2. Some of the positions I consider American fundamentalism’s fellow-travellers came in late, but did make an appearance: Wilson mentioned he’d like to do away with social safety-net programs (I can’t remember in what context); he illustrated his polygamy point by referring to “Abdul” by name and later ye olde bugaboo “Sharia Law”; he used the derogatory phrase (if I’m reading my own scrawly notes correctly) “diversity tolerance mantra”.
3. Quotable quotes for $200, Alex (again from my notes, but hopefully accurate-ish):
Sullivan: “Why do people have so much ejaculate before marriage?”
Sullivan, in reply to Wilson stating that specific reasons “why gay marriage is bad” was missing from his initial speech but would be including in his closing statement: “When the missing piece is that which is to be debated…”
Wilson: “A free society existed before gay marriage.”
Sullivan: “It wasn’t free for me.”
Again, these are from my notes, so I await the video of the debate to be up on the interwebs to doublecheck.

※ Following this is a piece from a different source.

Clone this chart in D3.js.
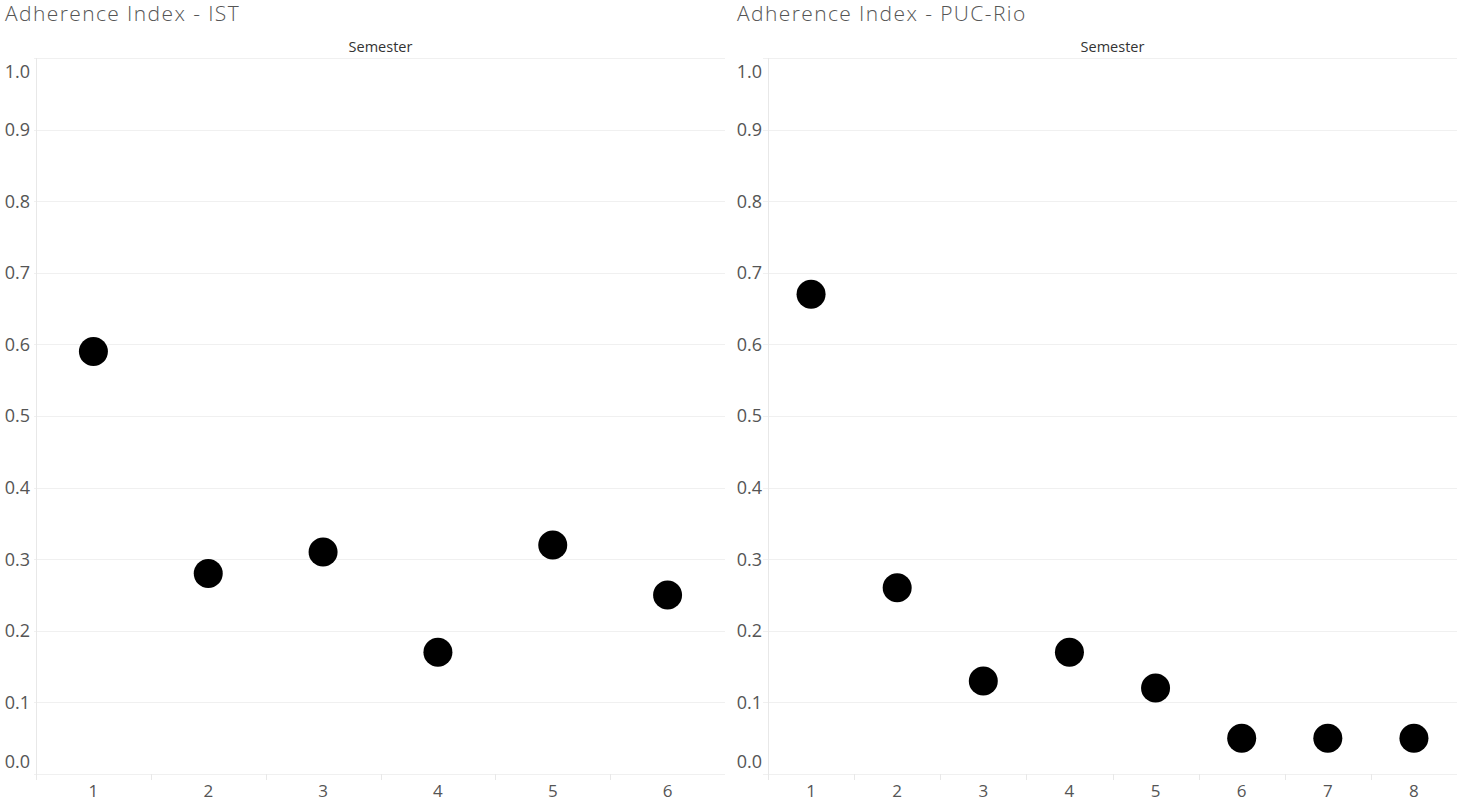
<!DOCTYPE html>
<html>
<head>
<meta charset="utf-8">
<script src="https://cdn.jsdelivr.net/npm/d3@7"></script>
<style>
  body { margin: 0; background: #fff; }
  svg { font-family: 'Open Sans', 'Noto Sans', sans-serif; }
</style>
</head>
<body>
<svg id="chart" width="1459" height="802"></svg>
<script>
const yTicks = [0, 0.1, 0.2, 0.3, 0.4, 0.5, 0.6, 0.7, 0.8, 0.9, 1.0];

const istSemesters = ['1', '2', '3', '4', '5', '6'];
const istValues = [0.59, 0.28, 0.31, 0.17, 0.32, 0.25];

const pucSemesters = ['1', '2', '3', '4', '5', '6', '7', '8'];
const pucValues = [0.67, 0.26, 0.13, 0.17, 0.12, 0.05, 0.05, 0.05];

const svg = d3.select('#chart');
const paneTop = 58,
  paneBottom = 774;

const y = d3.scaleLinear().domain([0, 1]).range([paneBottom, paneTop]);

function drawPanel(opts) {
  const { title, titleX, left, right, gridStart, labelX, cats, values } = opts;
  const g = svg.append('g');

  const x = d3.scaleBand().domain(cats).range([left, right]);

  g.append('text')
    .attr('x', titleX)
    .attr('y', 21)
    .attr('font-size', 21)
    .attr('letter-spacing', 1.4)
    .attr('font-weight', 300)
    .attr('fill', '#555')
    .text(title);

  g.append('text')
    .attr('x', (left + right) / 2)
    .attr('y', 52)
    .attr('text-anchor', 'middle')
    .attr('font-size', 14.5)
    .attr('fill', '#333')
    .text('Semester');

  // gridlines
  g.append('g')
    .selectAll('line')
    .data(yTicks)
    .join('line')
    .attr('x1', gridStart)
    .attr('x2', right)
    .attr('y1', (d) => Math.round(y(d)) + 0.5)
    .attr('y2', (d) => Math.round(y(d)) + 0.5)
    .attr('stroke', '#f0f0f0')
    .attr('stroke-width', 1);

  // left axis line
  g.append('line')
    .attr('x1', left + 0.5)
    .attr('x2', left + 0.5)
    .attr('y1', paneTop)
    .attr('y2', paneBottom + 6)
    .attr('stroke', '#e8e8e8');

  // x band separators
  g.append('g')
    .selectAll('line')
    .data(cats.slice(1))
    .join('line')
    .attr('x1', (d) => Math.round(x(d)) + 0.5)
    .attr('x2', (d) => Math.round(x(d)) + 0.5)
    .attr('y1', paneBottom)
    .attr('y2', paneBottom + 6)
    .attr('stroke', '#e8e8e8');

  // y labels (clamped inside the pane like the original)
  g.append('g')
    .selectAll('text')
    .data(yTicks)
    .join('text')
    .attr('x', labelX)
    .attr('y', (d) => Math.max(paneTop + 14, Math.min(paneBottom - 12, y(d))))
    .attr('dy', '0.35em')
    .attr('text-anchor', 'end')
    .attr('font-size', 18)
    .attr('fill', '#555')
    .text((d) => d3.format('.1f')(d));

  // x labels
  g.append('g')
    .selectAll('text')
    .data(cats)
    .join('text')
    .attr('x', (d) => x(d) + x.bandwidth() / 2)
    .attr('y', 797)
    .attr('text-anchor', 'middle')
    .attr('font-size', 17)
    .attr('fill', '#555')
    .text((d) => d);

  // points
  g.append('g')
    .selectAll('circle')
    .data(values)
    .join('circle')
    .attr('cx', (d, i) => x(cats[i]) + x.bandwidth() / 2)
    .attr('cy', (d) => y(d))
    .attr('r', 14.5)
    .attr('fill', '#000');
}

drawPanel({
  title: 'Adherence Index - IST',
  titleX: 5,
  left: 36,
  right: 725,
  gridStart: 34,
  labelX: 30,
  cats: istSemesters,
  values: istValues,
});

drawPanel({
  title: 'Adherence Index - PUC-Rio',
  titleX: 737,
  left: 768,
  right: 1457,
  gridStart: 763,
  labelX: 762,
  cats: pucSemesters,
  values: pucValues,
});
</script>
</body>
</html>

4. What’s it all about, anyway? I don’t think this event was about what it purported to be about. Gay marriage was just a vaneer, a reason to get out of an evening. Rather, behind it all is I think some folks’ inability to live with uncertainty. Therein lies the source of the constant call to authority: the need to have morality arise from an outside entity (the father of our childhood; the narrator in what we see as the novel of our lives) rather than accept it can come from ourselves. If it’s from the outside, it can be perfect — a circle, perhaps; if it arises from ourselves we’ll have to settle for an asymptote, with ever-closer approximations of good or truth but never quite getting there.
I’m ok with the asymptote, myself; other folks seem not so much. (Not to be blunt about it, but at one point some of my audience-mates were muttering stuff along the lines of “Theocracy? I likes the sound of that!” I am not kidding.)